What you will do:
The line holding "const yTicks = [1.00, 1.25, 1.50, 1.75, 2.00];" is the last one to output; start at the first line of the data, keep every line in between exactly, and leave out pictures.

+ + +

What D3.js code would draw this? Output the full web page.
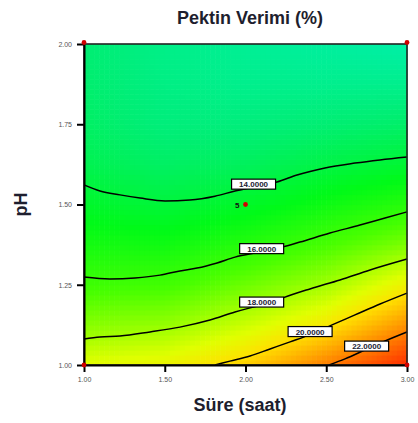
<!DOCTYPE html>
<html><head><meta charset="utf-8">
<script src="https://cdn.jsdelivr.net/npm/d3@7"></script>
<style>html,body{margin:0;padding:0;background:#fff;} svg{display:block;}</style>
</head><body>
<script>
const title = "Pektin Verimi (%)";
const xLabel = "Süre (saat)";
const yLabel = "pH";
const xTicks = [1.00, 1.50, 2.00, 2.50, 3.00];
const yTicks = [1.00, 1.25, 1.50, 1.75, 2.00];

// Predicted yield on a coarse grid (rows: gridPH, columns: gridTime)
const gridTime = [1.0, 1.5, 2.0, 2.5, 3.0];
const gridPH = [1.0, 1.125, 1.25, 1.375, 1.5, 1.625, 1.75, 1.875, 2.0];
const gridYield = [
  [19.10, 19.40, 20.35, 22.05, 23.75],
  [17.54, 17.78, 18.66, 19.81, 21.64],
  [16.25, 16.34, 17.10, 17.99, 19.51],
  [15.30, 15.18, 15.69, 16.47, 17.39],
  [14.43, 14.10, 14.46, 15.14, 15.73],
  [13.68, 13.30, 13.45, 13.90, 14.27],
  [13.30, 12.80, 12.80, 13.00, 13.20],
  [13.10, 12.60, 12.40, 12.40, 12.40],
  [13.00, 12.50, 12.20, 12.00, 11.80]
];

// Contour levels and their traced isolines as [time, pH] pairs
const levels = [14, 16, 18, 20, 22];
const contour14 = [[1.000,1.561],[1.099,1.542],[1.223,1.530],[1.347,1.520],[1.502,1.511],[1.656,1.514],[1.811,1.526],[1.935,1.542],[2.059,1.555],[2.195,1.570],[2.319,1.592],[2.492,1.614],[2.678,1.629],[2.833,1.639],[3.000,1.648]];
const contour16 = [[1.000,1.274],[1.161,1.268],[1.316,1.271],[1.471,1.280],[1.594,1.293],[1.700,1.302],[1.824,1.318],[1.935,1.336],[2.090,1.352],[2.232,1.368],[2.337,1.383],[2.523,1.411],[2.709,1.436],[2.864,1.458],[3.000,1.477]];
const contour18 = [[1.000,1.081],[1.099,1.087],[1.223,1.090],[1.409,1.103],[1.594,1.118],[1.780,1.140],[1.935,1.165],[2.028,1.178],[2.152,1.193],[2.232,1.209],[2.399,1.237],[2.585,1.265],[2.771,1.296],[3.000,1.330]];
const contour20 = [[1.811,1.000],[1.904,1.012],[2.028,1.028],[2.152,1.050],[2.276,1.072],[2.412,1.097],[2.536,1.125],[2.678,1.156],[2.833,1.190],[3.000,1.224]];
const contour22 = [[2.517,1.000],[2.616,1.019],[2.752,1.050],[2.864,1.075],[3.000,1.103]];
const contourLines = [contour14, contour16, contour18, contour20, contour22];
const labelTime = [2.05, 2.10, 2.10, 2.40, 2.75];

// Design points (time, pH, replicate count)
const designTime = [1, 3, 1, 3, 2];
const designPH = [2, 2, 1, 1, 1.5];
const designReps = [1, 1, 1, 1, 5];

const W = 418, H = 423;
const plot = {left: 84, right: 407, top: 44, bottom: 365};
const font = "'Liberation Sans', Arial, sans-serif";

const svg = d3.select("body").append("svg").attr("width", W).attr("height", H);

const x = d3.scaleLinear().domain([1, 3]).range([plot.left, plot.right]);
const y = d3.scaleLinear().domain([1, 2]).range([plot.bottom, plot.top]);

const color = d3.scaleLinear()
  .domain([11.5, 13.0, 14.8, 16.5, 19.0, 20.0, 21.0, 22.0, 23.0, 24.0])
  .range(["#00f0b4", "#00ee72", "#00fa18", "#48ff00", "#e0ff00", "#ffe000", "#ffb000", "#ff8000", "#ff5000", "#ff2000"])
  .clamp(true);

// Bilinear lookup on the yield grid
function yieldAt(t, p) {
  const ci = Math.min(gridTime.length - 2, Math.max(0, d3.bisectRight(gridTime, t) - 1));
  const ri = Math.min(gridPH.length - 2, Math.max(0, d3.bisectRight(gridPH, p) - 1));
  const ft = (t - gridTime[ci]) / (gridTime[ci + 1] - gridTime[ci]);
  const fp = (p - gridPH[ri]) / (gridPH[ri + 1] - gridPH[ri]);
  const a = gridYield[ri][ci], b = gridYield[ri][ci + 1];
  const c = gridYield[ri + 1][ci], d = gridYield[ri + 1][ci + 1];
  return (a * (1 - ft) + b * ft) * (1 - fp) + (c * (1 - ft) + d * ft) * fp;
}

// Filled colour field as small cells
const nx = 64, ny = 64;
const cells = [];
for (let j = 0; j < ny; j++) {
  for (let i = 0; i < nx; i++) {
    const t0 = 1 + 2 * i / nx, t1 = 1 + 2 * (i + 1) / nx;
    const p0 = 1 + j / ny, p1 = 1 + (j + 1) / ny;
    cells.push({t0, t1, p0, p1, v: yieldAt((t0 + t1) / 2, (p0 + p1) / 2)});
  }
}
svg.append("g").selectAll("rect").data(cells).join("rect")
  .attr("x", d => x(d.t0))
  .attr("y", d => y(d.p1))
  .attr("width", d => x(d.t1) - x(d.t0) + 0.6)
  .attr("height", d => y(d.p0) - y(d.p1) + 0.6)
  .attr("fill", d => color(d.v));

// Contour lines
const line = d3.line().x(d => x(d[0])).y(d => y(d[1])).curve(d3.curveMonotoneX);
svg.append("g").selectAll("path").data(contourLines).join("path")
  .attr("d", line)
  .attr("fill", "none")
  .attr("stroke", "#000")
  .attr("stroke-width", 1.5);

// Plot frame
svg.append("rect")
  .attr("x", plot.left).attr("y", plot.top)
  .attr("width", plot.right - plot.left).attr("height", plot.bottom - plot.top)
  .attr("fill", "none").attr("stroke", "#222").attr("stroke-width", 1.6);

// Contour labels
function pHOnLine(pts, t) {
  const i = Math.min(pts.length - 2, Math.max(0, d3.bisector(d => d[0]).right(pts, t) - 1));
  const f = (t - pts[i][0]) / (pts[i + 1][0] - pts[i][0]);
  return pts[i][1] + f * (pts[i + 1][1] - pts[i][1]);
}
const fmt = d3.format(".4f");
const labels = svg.append("g").selectAll("g").data(levels).join("g")
  .attr("transform", (d, i) => `translate(${x(labelTime[i])},${y(pHOnLine(contourLines[i], labelTime[i])) - 3})`);
labels.append("rect")
  .attr("x", -22).attr("y", -5).attr("width", 44).attr("height", 10)
  .attr("fill", "#fff").attr("stroke", "#000").attr("stroke-width", 1.2);
labels.append("text")
  .attr("text-anchor", "middle").attr("y", 3)
  .attr("font-family", font).attr("font-size", 8).attr("font-weight", "bold")
  .attr("fill", "#223").text(d => fmt(d));

// Axes
const xAxis = d3.axisBottom(x).tickValues(xTicks).tickFormat(d3.format(".2f")).tickSize(7).tickSizeOuter(0);
const yAxis = d3.axisLeft(y).tickValues(yTicks).tickFormat(d3.format(".2f")).tickSize(7).tickSizeOuter(0);
const gx = svg.append("g").attr("transform", `translate(0,${plot.bottom})`).call(xAxis);
const gy = svg.append("g").attr("transform", `translate(${plot.left},0)`).call(yAxis);
[gx, gy].forEach(g => {
  g.select(".domain").attr("stroke", "#000").attr("stroke-width", 2);
  g.selectAll(".tick line").attr("stroke", "#000").attr("stroke-width", 2);
  g.selectAll(".tick text").attr("font-family", font).attr("font-size", 7).attr("fill", "#555");
});
gx.selectAll(".tick text").attr("dy", "1.1em").attr("y", 9);
gy.selectAll(".tick text").attr("x", -12).attr("dy", "0.35em");

// Design points
svg.append("g").selectAll("circle").data(designTime).join("circle")
  .attr("cx", (d, i) => x(d)).attr("cy", (d, i) => y(designPH[i]) - (designPH[i] === 2 ? 1.5 : 0))
  .attr("r", 2.4).attr("fill", "#d00000");
svg.append("g").selectAll("text").data(designReps.filter(r => r > 1)).join("text")
  .attr("x", () => x(designTime[4]) - 6).attr("y", () => y(designPH[4]) + 3)
  .attr("text-anchor", "end")
  .attr("font-family", font).attr("font-size", 8).attr("font-weight", "bold").attr("fill", "#111")
  .text(d => d);

// Titles
svg.append("text").attr("x", 250).attr("y", 24).attr("text-anchor", "middle")
  .attr("font-family", font).attr("font-size", 18).attr("font-weight", "bold").attr("fill", "#1e1e2e")
  .text(title);
svg.append("text").attr("x", 240).attr("y", 411).attr("text-anchor", "middle")
  .attr("font-family", font).attr("font-size", 18).attr("font-weight", "bold").attr("fill", "#1e1e2e")
  .text(xLabel);
svg.append("text").attr("transform", `translate(27,${(plot.top + plot.bottom) / 2}) rotate(-90)`)
  .attr("text-anchor", "middle")
  .attr("font-family", font).attr("font-size", 18).attr("font-weight", "bold").attr("fill", "#1e1e2e")
  .text(yLabel);
</script>
</body></html>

+ + +

Solution to this exercise:
What D3.js code would draw this? Output the full web page.
<!DOCTYPE html>
<html><head><meta charset="utf-8">
<script src="https://cdn.jsdelivr.net/npm/d3@7"></script>
<style>html,body{margin:0;padding:0;background:#fff;} svg{display:block;}</style>
</head><body>
<script>
const title = "Pektin Verimi (%)";
const xLabel = "Süre (saat)";
const yLabel = "pH";
const xTicks = [1.00, 1.50, 2.00, 2.50, 3.00];
const yTicks = [1.00, 1.25, 1.50, 1.75, 2.00];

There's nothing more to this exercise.